Australia plans to purchase hundreds of cruise missiles from the United States after sealing a nuclear submarines deal.

The Pentagon has approved the sale of up to 220 of the Tomahawk missiles at a cost of $1.3 billion.

The planned sale follows the announcement of Australia acquiring nuclear submarines under an alliance with the US and UK, at a cost of up to $368 billion.

Deputy Prime Minister Richard Marles said Australia would work closely with the US to boost its missile stocks.

"Making sure we have longer-range strike missiles is a really important capability for the country," he said.

"It enables us to be able to reach out beyond our shores further and that's ultimately how we are able to keep Australia safe."

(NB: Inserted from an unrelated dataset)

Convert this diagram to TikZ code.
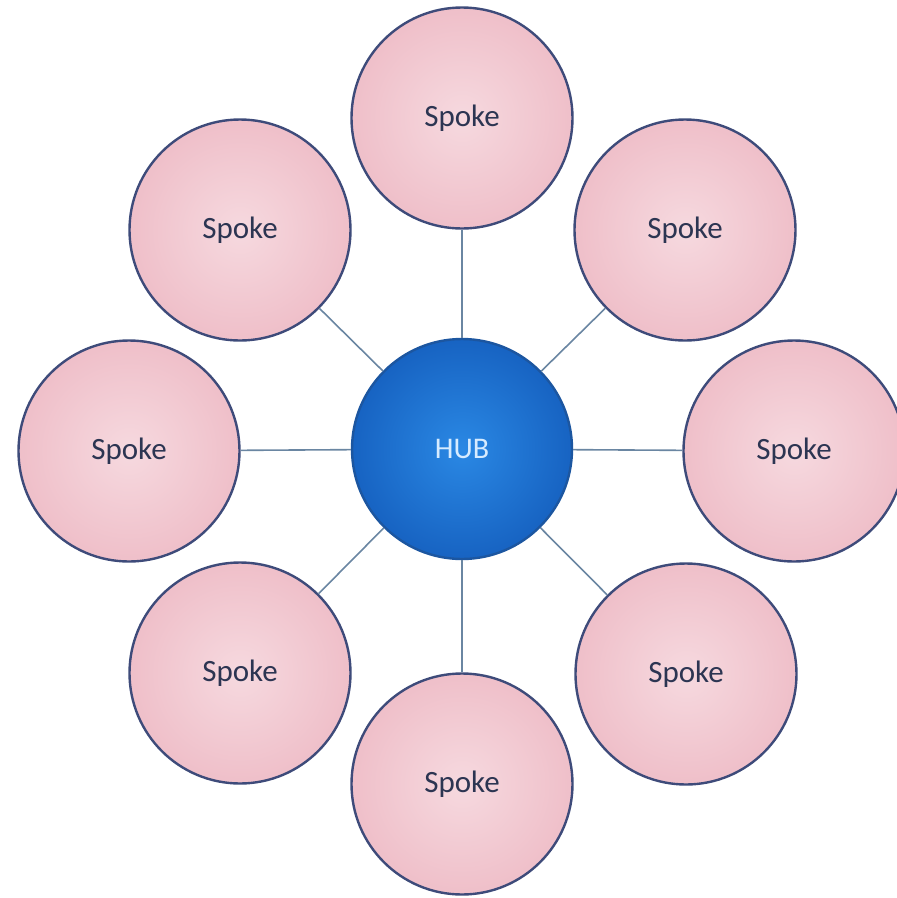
\documentclass[tikz,border=0pt]{standalone}
\usepackage{fontspec}
\setmainfont{Carlito}
\usetikzlibrary{shapes.geometric}
\definecolor{spokefill}{HTML}{EFBFC9}
\definecolor{spokecore}{HTML}{F6D9DF}
\definecolor{spokeline}{HTML}{3E4B7A}
\definecolor{spoketext}{HTML}{2C3552}
\definecolor{hubouter}{HTML}{1763C2}
\definecolor{hubinner}{HTML}{2A88E4}
\definecolor{hubline}{HTML}{1C56A0}
\definecolor{hubtext}{HTML}{D6EBFF}
\definecolor{linkcol}{HTML}{6A86A2}
\tikzset{
  spokenode/.style={circle, draw=spokeline, line width=2.4pt, minimum size=221pt,
    inner sep=0pt, inner color=spokecore, outer color=spokefill,
    text=spoketext, font=\fontsize{31}{36}\selectfont},
  hubnode/.style={circle, draw=hubline, line width=2.4pt, minimum size=220pt,
    inner sep=0pt, inner color=hubinner, outer color=hubouter,
    text=hubtext, font=\fontsize{30}{36}\selectfont},
  link/.style={draw=linkcol, line width=1.6pt}
}
\begin{document}
\begin{tikzpicture}[x=1pt, y=-1pt]
  \useasboundingbox (0,0) rectangle (897,898);
  \clip (0,0) rectangle (897,898);
  % centre
  \node[hubnode] (hub) at (462,449) {HUB};
  % ring of spokes
  \node[spokenode] (top)   at (462,118) {Spoke};
  \node[spokenode] (tr)    at (685,230) {Spoke};
  \node[spokenode] (right) at (794,451) {Spoke};
  \node[spokenode] (br)    at (686,674) {Spoke};
  \node[spokenode] (bot)   at (462,784) {Spoke};
  \node[spokenode] (bl)    at (240,673) {Spoke};
  \node[spokenode] (left)  at (129,451) {Spoke};
  \node[spokenode] (tl)    at (240,230) {Spoke};
  % links from the hub
  \foreach \s in {top,tr,right,br,bot,bl,left,tl}
    \draw[link] (hub) -- (\s);
\end{tikzpicture}
\end{document}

Defence Industry Minister Pat Conroy said the missiles could be fired from Virginia-class submarines Australia was getting under the AUKUS deal.

"We certainly want the best possible capability for the Australian Defence Force so that includes the ability to strike opponents as far away as possible from the Australian mainland," he said.

"The cruise missiles are a critical part of that, as are the submarines that launch them."

Labor luminary Paul Keating blasted the submarines deal, while former senator Doug Cameron warned it stirred significant concerns among rank-and-file party members.

Prime Minister Anthony Albanese said there was broad support for AUKUS despite the public rebukes.

"My task is to lead Australia in 2023 based upon the advice that we were given, based upon defending Australia's national interest, that's what this deal is," he said.

"There's bipartisan support for it and I do note that it has the unanimous support of my cabinet and my team, we have all come to the same conclusion that this is the right thing to do."

Opposition Leader Peter Dutton described Mr Keating as a "crazy old uncle" but reiterated support for AUKUS.

"We've all been on the end of Paul Keating sprays but it was a special effort this week," he said.

"It is in our country's best interests. That's why we negotiated AUKUS and we will do everything we can to help the government get through the family feud."